W toczącej się dyskusji nad ideą muzeum w Chojnie pojawiło się kilka zasadniczych nieporozumień. Najważniejsze dotyczy potocznych skojarzeń z tym słowem. Większości osób muzeum kojarzy się z zakurzonymi gablotami, pilnowanymi przez siedzącą w kąciku panią, robiącą na drutach. Tymczasem eksponaty i wystawy (notabene często wymieniane) to wcale nie najważniejszy element współczesnego muzeum. Bardziej pasuje mówienie o ośrodku edukacji historyczno-regionalnej. Każdy dzień dyskusji pokazuje, jak bardzo taka placówka jest potrzebna. Edukacji regionalnej w szkołach prawie nie ma, bo nauczyciel nie jest zobligowany do poszerzania programu historii o ścieżkę regionalną. W rezultacie robi to bardzo niewielu, zwłaszcza że szkoła rozliczana jest z wyników testów, które układane są centralnie, więc nie ma w nich pytań o historię danego regionu. Skutki są kuriozalne: uczniowie wiedzą dużo o egipskich piramidach czy starożytnej Mezopotamii, a zupełnie nic o zabytkach w swojej miejscowości i o dziejach swego regionu. Muzeum przez swe funkcje edukacyjne może tę chorą sytuację zmienić.

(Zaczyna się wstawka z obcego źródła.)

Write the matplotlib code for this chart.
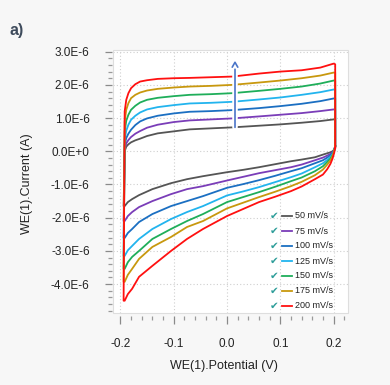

Innym nieporozumieniem jest zarzut, że pomysł muzeum wyciągnięto teraz nagle, jak królika z kapelusza. W rzeczywistości sprawa dyskutowana jest publicznie od kilku lat lat, a także omawiana z burmistrzami Chojny. Warto też przypomnieć, że Rada Miejska 28 września 2012 roku uchwaliła gminny program opieki nad zabytkami na lata 2012-2015, w którym bez żadnych nacisków i lobbingu wpisała „utworzenie Muzeum Regionalnego w Chojnie”. Teraz doszło do nieczęstej sytuacji, gdy społeczna inicjatywa wychodzi naprzeciw planom lokalnych polityków, umożliwiając im zrealizowanie jednej z obietnic. Bez takiej społecznej inicjatywy sami radni ani burmistrz nigdy nie będą w stanie utworzyć muzeum z prawdziwego zdarzenia, nawet gdy w gminnej kasie będzie mnóstwo pieniędzy, a w mieście pełno wolnych pomieszczeń.

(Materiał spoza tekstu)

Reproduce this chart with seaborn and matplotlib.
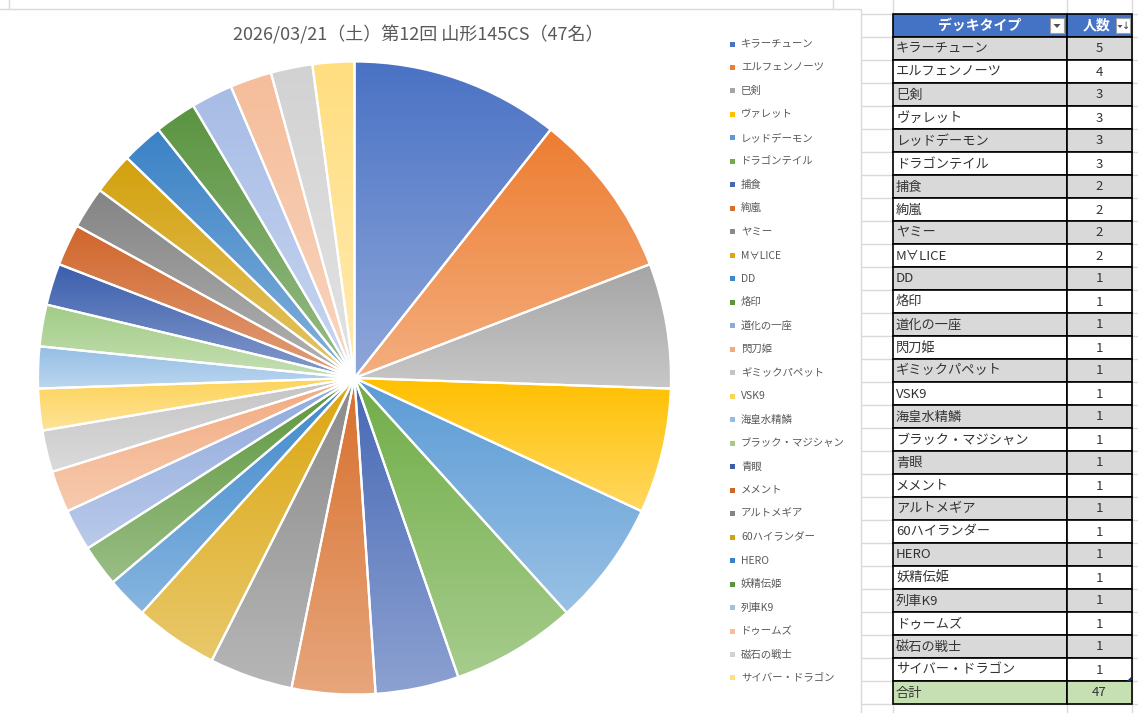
import matplotlib
matplotlib.use('Agg')
import numpy as np
import pandas as pd
import seaborn as sns
from matplotlib import pyplot as plt
from matplotlib.patches import Rectangle, Polygon
from matplotlib.colors import to_rgb

# data
decks = ['キラーチューン', 'エルフェンノーツ', '巳剣', 'ヴァレット', 'レッドデーモン', 'ドラゴンテイル',
         '捕食', '絢嵐', 'ヤミー', 'M∀LICE', 'DD', '烙印', '道化の一座', '閃刀姫', 'ギミックパペット',
         'VSK9', '海皇水精鱗', 'ブラック・マジシャン', '青眼', 'メメント', 'アルトメギア', '60ハイランダー',
         'HERO', '妖精伝姫', '列車K9', 'ドゥームズ', '磁石の戦士', 'サイバー・ドラゴン']
counts = [5, 4, 3, 3, 3, 3, 2, 2, 2, 2, 1, 1, 1, 1, 1, 1, 1, 1, 1, 1, 1, 1, 1, 1, 1, 1, 1, 1]
title = '2026/03/21（土）第12回 山形145CS（47名）'
col_headers = ['デッキタイプ', '人数']
total_label = '合計'

base_hex = ['#4A72C4', '#ED7D31', '#A5A5A5', '#FFC000', '#5B9BD5', '#70AD47',
            '#4668B5', '#D86F2C', '#8A8A8A', '#DBA60F', '#3E88CC', '#5C963C',
            '#8FA9DC', '#F2AA7E', '#C4C4C4', '#FDD35A', '#94BEE5', '#A2CC86',
            '#3B5EAD', '#D0652A', '#848484', '#D3A10C', '#3A82C6', '#5A9440',
            '#A7BCE6', '#F5BD9A', '#D2D2D2', '#FFDE80']
palette = sns.color_palette(base_hex)

df = pd.DataFrame({'deck': decks, 'count': counts})

sns.set_theme(style='white')
plt.rcParams['font.family'] = ['Noto Sans CJK JP', 'DejaVu Sans']

W, H = 1138, 713
fig = plt.figure(figsize=(W / 100, H / 100), dpi=100)
fig.patch.set_facecolor('white')

# background axes in pixel coordinates
bg = fig.add_axes([0, 0, 1, 1])
bg.set_xlim(0, W)
bg.set_ylim(H, 0)
bg.axis('off')

grid_c = '#DADADA'
row_h = 23
top0 = 14
# spreadsheet gridlines
for k in range(0, 31):
    y = top0 + k * row_h
    bg.plot([861, W], [y, y], color=grid_c, lw=1, zorder=0)
for x in [893, 1067, 1132]:
    bg.plot([x, x], [0, H], color=grid_c, lw=1, zorder=0)
for x in [9, 833]:
    bg.plot([x, x], [0, 9], color=grid_c, lw=1, zorder=0)

# chart area
bg.add_patch(Rectangle((-2, 9), 863, H, facecolor='white', edgecolor='#D9D9D9', lw=1, zorder=1))

bg.text(418, 35, title, ha='center', va='center', fontsize=13, color='#595959', zorder=5)

# legend
for i, (name, c) in enumerate(zip(df['deck'], palette)):
    y = 44 + i * 23.48
    bg.add_patch(Rectangle((730.5, y - 2.5), 5, 5, facecolor=c, edgecolor='none', zorder=5))
    bg.text(741, y, name, ha='left', va='center', fontsize=7.5, color='#595959', zorder=5)

# table
x0, xm, x1 = 893, 1067, 1132
bg.add_patch(Rectangle((x0, top0), x1 - x0, row_h, facecolor='#4472C4', edgecolor='black', lw=1.2, zorder=3))
bg.plot([xm, xm], [top0, top0 + row_h], color='black', lw=1.2, zorder=4)
bg.text((x0 + xm) / 2, top0 + row_h / 2, col_headers[0], ha='center', va='center', fontsize=10,
        color='white', fontweight='bold', zorder=5)
bg.text(1097, top0 + row_h / 2, col_headers[1], ha='center', va='center', fontsize=10,
        color='white', fontweight='bold', zorder=5)
for bx in [1050, 1116]:
    bg.add_patch(Rectangle((bx, top0 + 4), 14, 15, facecolor='white', edgecolor='#A0A0A0', lw=0.8, zorder=5))
bg.add_patch(Polygon([[1053.5, top0 + 10], [1060.5, top0 + 10], [1057, top0 + 14]], closed=True,
                     facecolor='#505050', edgecolor='none', zorder=6))
bg.add_patch(Polygon([[1117.5, top0 + 11], [1122.5, top0 + 11], [1120, top0 + 14]], closed=True,
                     facecolor='#505050', edgecolor='none', zorder=6))
bg.text(1126, top0 + 12, '↓', ha='center', va='center', fontsize=7, color='#404040', zorder=6,
        family=['DejaVu Sans'])

txt_c = '#333333'
for i, (name, n) in enumerate(zip(df['deck'], df['count'])):
    y = top0 + (i + 1) * row_h
    fc = '#D9D9D9' if i % 2 == 0 else 'white'
    bg.add_patch(Rectangle((x0, y), xm - x0, row_h, facecolor=fc, edgecolor='black', lw=1.2, zorder=3))
    bg.add_patch(Rectangle((xm, y), x1 - xm, row_h, facecolor=fc, edgecolor='black', lw=1.2, zorder=3))
    bg.text(896, y + row_h / 2 + 0.5, name, ha='left', va='center', fontsize=9.5, color=txt_c, zorder=5)
    bg.text((xm + x1) / 2, y + row_h / 2 + 0.5, str(n), ha='center', va='center', fontsize=9.5,
            color=txt_c, zorder=5)

yt = top0 + 29 * row_h
bg.add_patch(Rectangle((x0, yt), xm - x0, row_h, facecolor='#C6E0B4', edgecolor='black', lw=1.2, zorder=3))
bg.add_patch(Rectangle((xm, yt), x1 - xm, row_h, facecolor='#C6E0B4', edgecolor='black', lw=1.2, zorder=3))
bg.text(896, yt + row_h / 2 + 0.5, total_label, ha='left', va='center', fontsize=9.5, color=txt_c, zorder=5)
bg.text((xm + x1) / 2, yt + row_h / 2 + 0.5, str(df['count'].sum()), ha='center', va='center',
        fontsize=9.5, color=txt_c, zorder=5)
bg.add_patch(Polygon([[1131, yt - 4], [1131, yt], [1127, yt]], closed=True,
                     facecolor='#1F3B70', edgecolor='none', zorder=6))

# pie
cx, cy, r = 354.5, 378, 316.5
ax = fig.add_axes([(cx - r) / W, (H - cy - r) / H, 2 * r / W, 2 * r / H])
ax.patch.set_visible(False)
wedges, _ = ax.pie(df['count'], colors=palette, startangle=90, counterclock=False, radius=1,
                   wedgeprops=dict(edgecolor='white', linewidth=1.6))

# Excel-like vertical gradient inside each slice
grad = np.linspace(0, 1, 256)[:, None]
for w, c in zip(wedges, palette):
    c = np.array(to_rgb(c))
    top_c = c
    bot_c = c + (1 - c) * 0.38
    img = top_c[None, None, :] * (1 - grad[:, :, None]) + bot_c[None, None, :] * grad[:, :, None]
    verts = w.get_patch_transform().transform(w.get_path().vertices)
    xmn, ymn = verts.min(axis=0)
    xmx, ymx = verts.max(axis=0)
    im = ax.imshow(img, extent=[xmn, xmx, ymn, ymx], origin='upper', aspect='auto',
                   interpolation='bilinear', zorder=1)
    im.set_clip_path(w)
    w.set_facecolor('none')
    w.set_zorder(2)

ax.set_xlim(-1, 1)
ax.set_ylim(-1, 1)
ax.set_aspect('equal')
ax.axis('off')

fig.savefig('out.png', dpi=100)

Wreszcie sprawa utrzymania placówki. Wiele osób wskazuje, gdzie w budżecie gminy można bez trudności znaleźć na to środki. Wskazuje je także przewodniczący komisji finansów Rady Miejskiej w rozmowie z nami w tym numerze. (www.gazetachojenska.pl/gazeta.php?numer=13-10&temat=5)

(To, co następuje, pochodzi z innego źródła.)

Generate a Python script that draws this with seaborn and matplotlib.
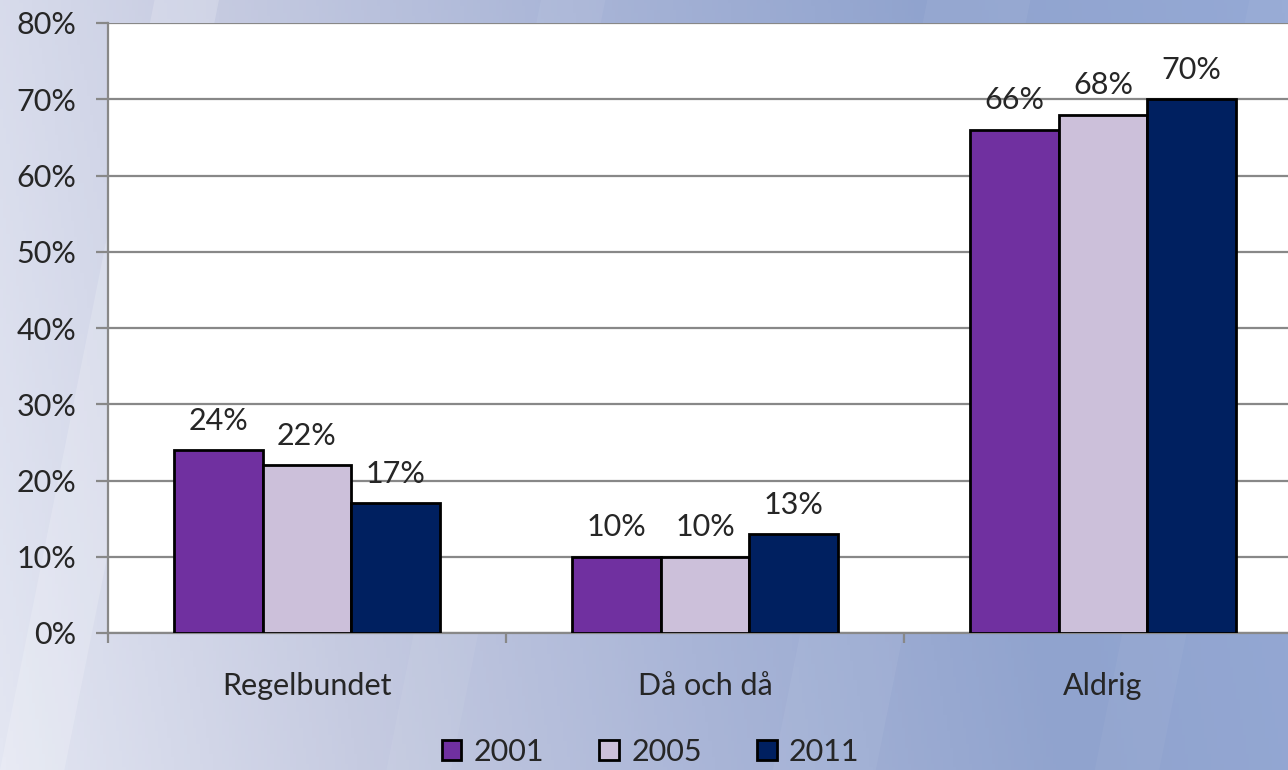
import numpy as np
import pandas as pd
import matplotlib
matplotlib.use('Agg')
import matplotlib.pyplot as plt
import matplotlib.patches as mpatches
from matplotlib.colors import LinearSegmentedColormap
import seaborn as sns

# data
kategorier = ['Regelbundet', 'Då och då', 'Aldrig']
ar = ['2001', '2005', '2011']
andel_2001 = [24, 10, 66]
andel_2005 = [22, 10, 68]
andel_2011 = [17, 13, 70]
farger = ['#7030A0', '#CCC0DA', '#002060']
y_ticks = [0, 10, 20, 30, 40, 50, 60, 70, 80]

df = pd.DataFrame({
    'kategori': kategorier * 3,
    'år': [a for a in ar for _ in kategorier],
    'andel': andel_2001 + andel_2005 + andel_2011,
})

sns.set_theme(style='white')
plt.rcParams['font.family'] = ['Lato', 'DejaVu Sans']

fig = plt.figure(figsize=(12.88, 7.7), dpi=100)

# bakgrund med gradient
bg = fig.add_axes([0, 0, 1, 1], zorder=-10)
bg.set_axis_off()
cmap = LinearSegmentedColormap.from_list(
    'bg', ['#e3e6f2', '#c6cbe1', '#a9b5d7', '#90a3ce', '#95a9d5'])
xx, yy = np.meshgrid(np.linspace(0, 1, 400), np.linspace(0, 1, 240))
grad = np.clip(xx * 0.9 + (1 - yy) * 0.1, 0, 1)
bg.imshow(grad, cmap=cmap, aspect='auto', extent=[0, 1, 0, 1], origin='upper')
# några ljusa diagonala stråk
for x0, w, a in [(0.0, 0.05, 0.18), (0.30, 0.05, 0.06), (0.60, 0.08, 0.05), (0.85, 0.05, 0.04)]:
    bg.add_patch(mpatches.Polygon([[x0, 0], [x0 + w, 0], [x0 + w + 0.12, 1], [x0 + 0.12, 1]],
                                  closed=True, color='white', alpha=a, lw=0))
bg.set_xlim(0, 1)
bg.set_ylim(0, 1)

ax = fig.add_axes([108 / 1288, 137 / 770, 1194 / 1288, 610 / 770])
ax.set_facecolor('white')

sns.barplot(data=df, x='kategori', y='andel', hue='år', palette=farger,
            edgecolor='black', linewidth=2, width=0.667, gap=0,
            saturation=1, ax=ax, zorder=3)

for cont in ax.containers:
    ax.bar_label(cont, labels=[f'{int(v)}%' for v in cont.datavalues],
                 padding=11, fontsize=22)

ax.set_ylim(0, 80)
ax.set_xlim(-0.5, 2.5)
ax.set_yticks(y_ticks)
ax.set_yticklabels([f'{v}%' for v in y_ticks], fontsize=22)
ax.yaxis.grid(True, color='#888888', linewidth=1.6, zorder=0)
ax.set_axisbelow(True)
ax.set_xlabel('')
ax.set_ylabel('')

for side in ['top', 'right']:
    ax.spines[side].set_visible(False)
for side in ['left', 'bottom']:
    ax.spines[side].set_color('#888888')
    ax.spines[side].set_linewidth(1.6)

ax.tick_params(axis='y', which='major', length=9, width=1.6, color='#888888',
               direction='out', pad=14, left=True)
ax.tick_params(axis='x', which='major', length=0, pad=28, labelsize=22)
ax.set_xticks([-0.5, 0.5, 1.5, 2.5], minor=True)
ax.tick_params(axis='x', which='minor', length=7, width=1.6, color='#888888',
               direction='out', bottom=True)

handles = [mpatches.Patch(facecolor=c, edgecolor='black', linewidth=2) for c in farger]
ax.get_legend().remove()
fig.legend(handles, ar, loc='lower center', bbox_to_anchor=(0.505, -0.03), ncol=3,
           frameon=False, fontsize=22, handlelength=0.65, handleheight=0.65,
           handletextpad=0.4, columnspacing=1.8)

fig.savefig('out.png', dpi=100)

Regionu uczymy się wszyscy od siebie nawzajem. Wcale nie jest tak, że to wyłącznie jakaś grupa wszystkowiedzących ekspertów ma kogoś uczyć, bo zwykły mieszkaniec często pokazuje profesorom niezwykłe miejsca, o których nie mieli pojęcia. Żyjemy w chyba najmniej zbadanym archeologicznie i historycznie regionie kraju. Jest więc co wspólnie odkrywać i poznawać.